JOB: Take the lines from the beginning of the material through the line containing "line=dict(width=1.3, color=line_col))))" and retype them exactly, leaving the pictures out.

RECORDED DATA:
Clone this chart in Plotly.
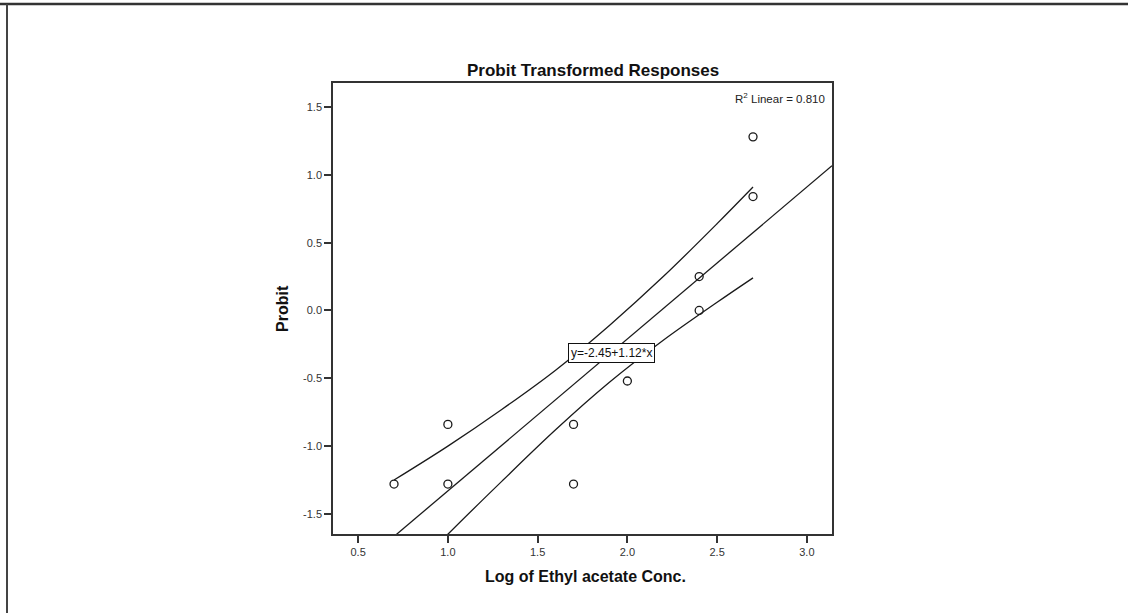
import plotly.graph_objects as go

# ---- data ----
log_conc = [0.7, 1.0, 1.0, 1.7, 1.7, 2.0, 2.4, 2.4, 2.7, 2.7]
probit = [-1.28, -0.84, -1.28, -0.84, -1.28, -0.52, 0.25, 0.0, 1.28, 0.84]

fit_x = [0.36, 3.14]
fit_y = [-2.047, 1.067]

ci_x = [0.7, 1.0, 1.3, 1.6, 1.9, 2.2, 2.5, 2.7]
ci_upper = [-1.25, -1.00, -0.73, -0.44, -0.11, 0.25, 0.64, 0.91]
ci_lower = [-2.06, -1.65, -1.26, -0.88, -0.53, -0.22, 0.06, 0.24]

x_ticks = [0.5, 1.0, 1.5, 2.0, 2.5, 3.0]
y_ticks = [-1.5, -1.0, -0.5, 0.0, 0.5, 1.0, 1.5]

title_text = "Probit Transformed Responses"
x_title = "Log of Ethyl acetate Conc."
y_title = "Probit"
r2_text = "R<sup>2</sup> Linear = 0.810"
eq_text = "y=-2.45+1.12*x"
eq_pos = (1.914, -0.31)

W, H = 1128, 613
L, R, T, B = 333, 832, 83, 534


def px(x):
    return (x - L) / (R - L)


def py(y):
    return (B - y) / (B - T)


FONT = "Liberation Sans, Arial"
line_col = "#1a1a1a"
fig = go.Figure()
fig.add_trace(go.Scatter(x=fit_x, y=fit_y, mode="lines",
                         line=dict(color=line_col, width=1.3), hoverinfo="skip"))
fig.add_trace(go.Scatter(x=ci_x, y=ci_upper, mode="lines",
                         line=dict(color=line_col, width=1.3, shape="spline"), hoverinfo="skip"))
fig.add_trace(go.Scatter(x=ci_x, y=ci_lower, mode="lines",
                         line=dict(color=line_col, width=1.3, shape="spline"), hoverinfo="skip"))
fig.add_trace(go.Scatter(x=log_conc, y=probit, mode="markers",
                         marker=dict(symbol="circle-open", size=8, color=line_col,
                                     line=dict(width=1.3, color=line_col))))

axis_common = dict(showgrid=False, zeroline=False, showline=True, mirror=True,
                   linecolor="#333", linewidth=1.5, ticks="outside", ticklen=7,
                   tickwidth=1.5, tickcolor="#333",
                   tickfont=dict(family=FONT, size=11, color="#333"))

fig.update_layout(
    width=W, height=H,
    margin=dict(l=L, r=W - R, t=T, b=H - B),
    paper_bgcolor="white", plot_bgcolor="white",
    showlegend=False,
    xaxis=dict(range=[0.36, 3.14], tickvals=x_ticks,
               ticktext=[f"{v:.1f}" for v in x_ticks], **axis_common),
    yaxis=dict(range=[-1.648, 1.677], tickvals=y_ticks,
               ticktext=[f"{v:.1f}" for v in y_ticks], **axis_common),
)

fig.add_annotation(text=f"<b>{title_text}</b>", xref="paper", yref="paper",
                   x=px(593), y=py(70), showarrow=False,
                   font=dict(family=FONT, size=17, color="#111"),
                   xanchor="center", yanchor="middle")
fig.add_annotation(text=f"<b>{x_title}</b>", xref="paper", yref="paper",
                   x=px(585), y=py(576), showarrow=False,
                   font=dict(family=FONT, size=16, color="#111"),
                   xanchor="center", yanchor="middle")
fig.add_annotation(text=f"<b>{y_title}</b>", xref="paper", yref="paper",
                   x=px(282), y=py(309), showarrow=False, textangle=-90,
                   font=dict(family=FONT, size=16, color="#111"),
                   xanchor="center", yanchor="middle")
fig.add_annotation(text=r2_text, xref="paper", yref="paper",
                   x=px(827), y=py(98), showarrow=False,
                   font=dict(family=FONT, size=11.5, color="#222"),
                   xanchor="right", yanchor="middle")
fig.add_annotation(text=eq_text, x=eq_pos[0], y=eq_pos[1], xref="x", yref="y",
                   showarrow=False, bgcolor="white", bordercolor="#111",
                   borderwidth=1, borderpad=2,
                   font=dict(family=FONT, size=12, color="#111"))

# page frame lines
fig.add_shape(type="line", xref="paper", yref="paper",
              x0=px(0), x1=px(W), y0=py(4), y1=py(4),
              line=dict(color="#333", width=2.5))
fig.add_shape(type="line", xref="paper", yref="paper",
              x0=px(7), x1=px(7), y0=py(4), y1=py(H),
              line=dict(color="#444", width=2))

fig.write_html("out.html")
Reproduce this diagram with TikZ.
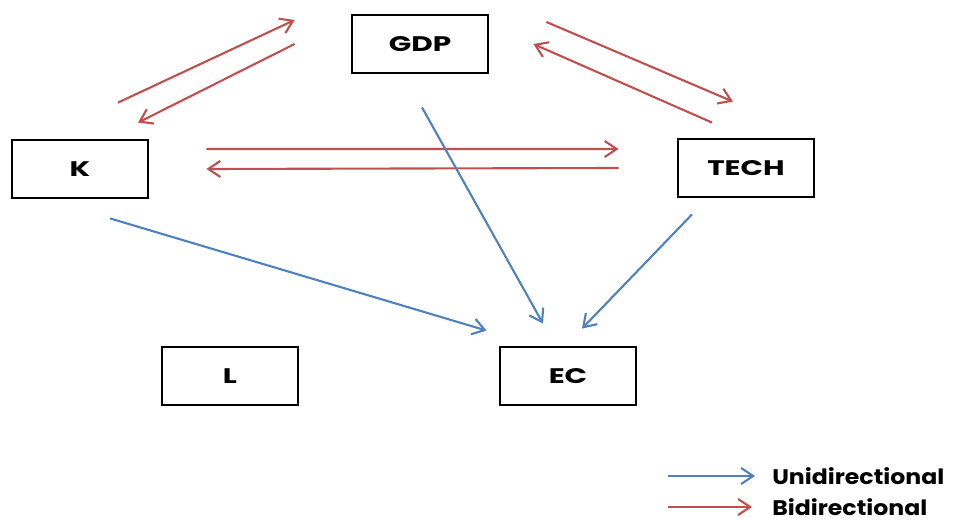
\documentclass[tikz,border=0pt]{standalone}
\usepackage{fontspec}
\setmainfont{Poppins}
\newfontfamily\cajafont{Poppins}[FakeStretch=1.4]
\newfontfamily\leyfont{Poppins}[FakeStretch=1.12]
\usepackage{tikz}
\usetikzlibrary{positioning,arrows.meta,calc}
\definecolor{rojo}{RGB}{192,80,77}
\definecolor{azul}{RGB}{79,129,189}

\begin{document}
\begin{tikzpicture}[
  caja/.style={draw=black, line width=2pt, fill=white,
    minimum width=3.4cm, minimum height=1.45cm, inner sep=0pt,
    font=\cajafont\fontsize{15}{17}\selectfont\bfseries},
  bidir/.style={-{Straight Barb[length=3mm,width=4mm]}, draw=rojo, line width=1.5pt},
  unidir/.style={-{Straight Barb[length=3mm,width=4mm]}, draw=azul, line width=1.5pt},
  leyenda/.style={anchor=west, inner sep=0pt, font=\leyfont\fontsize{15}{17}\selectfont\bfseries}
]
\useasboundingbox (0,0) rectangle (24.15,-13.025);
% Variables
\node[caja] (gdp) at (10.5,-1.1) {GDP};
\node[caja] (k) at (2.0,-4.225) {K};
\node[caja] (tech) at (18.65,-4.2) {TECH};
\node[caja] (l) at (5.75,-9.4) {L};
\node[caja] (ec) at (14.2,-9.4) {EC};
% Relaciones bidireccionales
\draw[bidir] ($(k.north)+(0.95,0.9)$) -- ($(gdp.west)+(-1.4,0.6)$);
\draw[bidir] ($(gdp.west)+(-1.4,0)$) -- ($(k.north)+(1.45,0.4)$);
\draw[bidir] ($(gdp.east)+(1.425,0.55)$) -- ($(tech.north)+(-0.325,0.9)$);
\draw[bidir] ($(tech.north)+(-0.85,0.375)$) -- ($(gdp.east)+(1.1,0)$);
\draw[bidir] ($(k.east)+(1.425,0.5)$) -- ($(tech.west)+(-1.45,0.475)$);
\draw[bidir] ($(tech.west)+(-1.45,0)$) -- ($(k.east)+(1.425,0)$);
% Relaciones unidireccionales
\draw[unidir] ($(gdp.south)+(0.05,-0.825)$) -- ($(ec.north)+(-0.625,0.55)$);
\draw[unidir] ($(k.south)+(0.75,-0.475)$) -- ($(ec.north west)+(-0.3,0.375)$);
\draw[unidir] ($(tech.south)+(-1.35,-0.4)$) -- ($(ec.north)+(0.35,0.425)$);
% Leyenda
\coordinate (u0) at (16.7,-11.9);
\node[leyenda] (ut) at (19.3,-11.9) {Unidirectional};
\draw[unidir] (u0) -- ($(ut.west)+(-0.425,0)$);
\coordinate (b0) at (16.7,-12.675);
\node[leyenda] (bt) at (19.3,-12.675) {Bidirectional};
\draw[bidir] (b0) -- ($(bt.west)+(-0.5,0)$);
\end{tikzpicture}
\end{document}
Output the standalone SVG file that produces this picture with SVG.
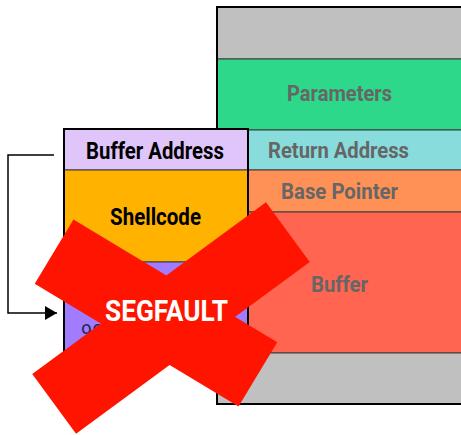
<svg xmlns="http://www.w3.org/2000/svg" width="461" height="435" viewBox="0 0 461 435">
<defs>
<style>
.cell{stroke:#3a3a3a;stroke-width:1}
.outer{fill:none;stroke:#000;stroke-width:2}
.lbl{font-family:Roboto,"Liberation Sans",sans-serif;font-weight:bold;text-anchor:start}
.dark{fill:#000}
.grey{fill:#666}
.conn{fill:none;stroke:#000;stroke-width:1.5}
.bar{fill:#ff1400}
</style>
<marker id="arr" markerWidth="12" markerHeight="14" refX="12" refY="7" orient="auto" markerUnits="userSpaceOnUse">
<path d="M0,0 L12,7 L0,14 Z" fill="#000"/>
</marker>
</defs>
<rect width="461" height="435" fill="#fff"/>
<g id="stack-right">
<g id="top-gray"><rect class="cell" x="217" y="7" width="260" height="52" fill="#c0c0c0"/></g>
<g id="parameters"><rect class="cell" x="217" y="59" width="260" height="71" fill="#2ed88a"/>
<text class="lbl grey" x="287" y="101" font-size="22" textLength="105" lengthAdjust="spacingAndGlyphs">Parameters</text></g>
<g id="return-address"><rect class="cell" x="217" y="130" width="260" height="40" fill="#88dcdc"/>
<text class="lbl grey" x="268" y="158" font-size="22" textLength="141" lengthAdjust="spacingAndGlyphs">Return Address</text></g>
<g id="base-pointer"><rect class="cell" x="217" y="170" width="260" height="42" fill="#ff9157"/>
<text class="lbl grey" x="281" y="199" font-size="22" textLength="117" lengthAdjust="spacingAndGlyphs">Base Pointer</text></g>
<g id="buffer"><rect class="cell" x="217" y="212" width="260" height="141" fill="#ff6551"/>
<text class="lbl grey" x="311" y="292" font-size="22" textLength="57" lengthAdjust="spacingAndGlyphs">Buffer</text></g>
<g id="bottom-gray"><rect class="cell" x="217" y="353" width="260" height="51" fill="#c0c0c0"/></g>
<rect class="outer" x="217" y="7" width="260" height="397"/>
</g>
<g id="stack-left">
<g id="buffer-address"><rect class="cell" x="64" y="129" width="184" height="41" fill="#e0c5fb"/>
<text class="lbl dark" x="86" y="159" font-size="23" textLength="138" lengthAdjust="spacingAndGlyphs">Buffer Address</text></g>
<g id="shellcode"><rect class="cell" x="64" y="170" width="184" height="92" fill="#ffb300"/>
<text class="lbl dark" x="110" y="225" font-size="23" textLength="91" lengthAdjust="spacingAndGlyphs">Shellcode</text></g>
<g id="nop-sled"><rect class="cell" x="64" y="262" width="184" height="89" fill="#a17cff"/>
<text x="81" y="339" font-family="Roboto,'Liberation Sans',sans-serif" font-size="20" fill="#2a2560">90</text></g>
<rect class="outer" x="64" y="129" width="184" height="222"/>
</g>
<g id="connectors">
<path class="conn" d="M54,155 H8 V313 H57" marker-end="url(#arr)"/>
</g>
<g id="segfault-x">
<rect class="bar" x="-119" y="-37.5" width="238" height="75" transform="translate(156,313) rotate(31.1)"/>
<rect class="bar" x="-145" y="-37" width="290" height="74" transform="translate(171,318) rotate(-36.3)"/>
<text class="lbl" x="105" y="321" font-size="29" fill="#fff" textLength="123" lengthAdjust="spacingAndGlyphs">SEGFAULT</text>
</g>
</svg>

RESULT:
Clone this chart in Plotly.
import plotly.graph_objects as go

# ---- data ----
log_conc = [0.7, 1.0, 1.0, 1.7, 1.7, 2.0, 2.4, 2.4, 2.7, 2.7]
probit = [-1.28, -0.84, -1.28, -0.84, -1.28, -0.52, 0.25, 0.0, 1.28, 0.84]

fit_x = [0.36, 3.14]
fit_y = [-2.047, 1.067]

ci_x = [0.7, 1.0, 1.3, 1.6, 1.9, 2.2, 2.5, 2.7]
ci_upper = [-1.25, -1.00, -0.73, -0.44, -0.11, 0.25, 0.64, 0.91]
ci_lower = [-2.06, -1.65, -1.26, -0.88, -0.53, -0.22, 0.06, 0.24]

x_ticks = [0.5, 1.0, 1.5, 2.0, 2.5, 3.0]
y_ticks = [-1.5, -1.0, -0.5, 0.0, 0.5, 1.0, 1.5]

title_text = "Probit Transformed Responses"
x_title = "Log of Ethyl acetate Conc."
y_title = "Probit"
r2_text = "R<sup>2</sup> Linear = 0.810"
eq_text = "y=-2.45+1.12*x"
eq_pos = (1.914, -0.31)

W, H = 1128, 613
L, R, T, B = 333, 832, 83, 534


def px(x):
    return (x - L) / (R - L)


def py(y):
    return (B - y) / (B - T)


FONT = "Liberation Sans, Arial"
line_col = "#1a1a1a"
fig = go.Figure()
fig.add_trace(go.Scatter(x=fit_x, y=fit_y, mode="lines",
                         line=dict(color=line_col, width=1.3), hoverinfo="skip"))
fig.add_trace(go.Scatter(x=ci_x, y=ci_upper, mode="lines",
                         line=dict(color=line_col, width=1.3, shape="spline"), hoverinfo="skip"))
fig.add_trace(go.Scatter(x=ci_x, y=ci_lower, mode="lines",
                         line=dict(color=line_col, width=1.3, shape="spline"), hoverinfo="skip"))
fig.add_trace(go.Scatter(x=log_conc, y=probit, mode="markers",
                         marker=dict(symbol="circle-open", size=8, color=line_col,
                                     line=dict(width=1.3, color=line_col))))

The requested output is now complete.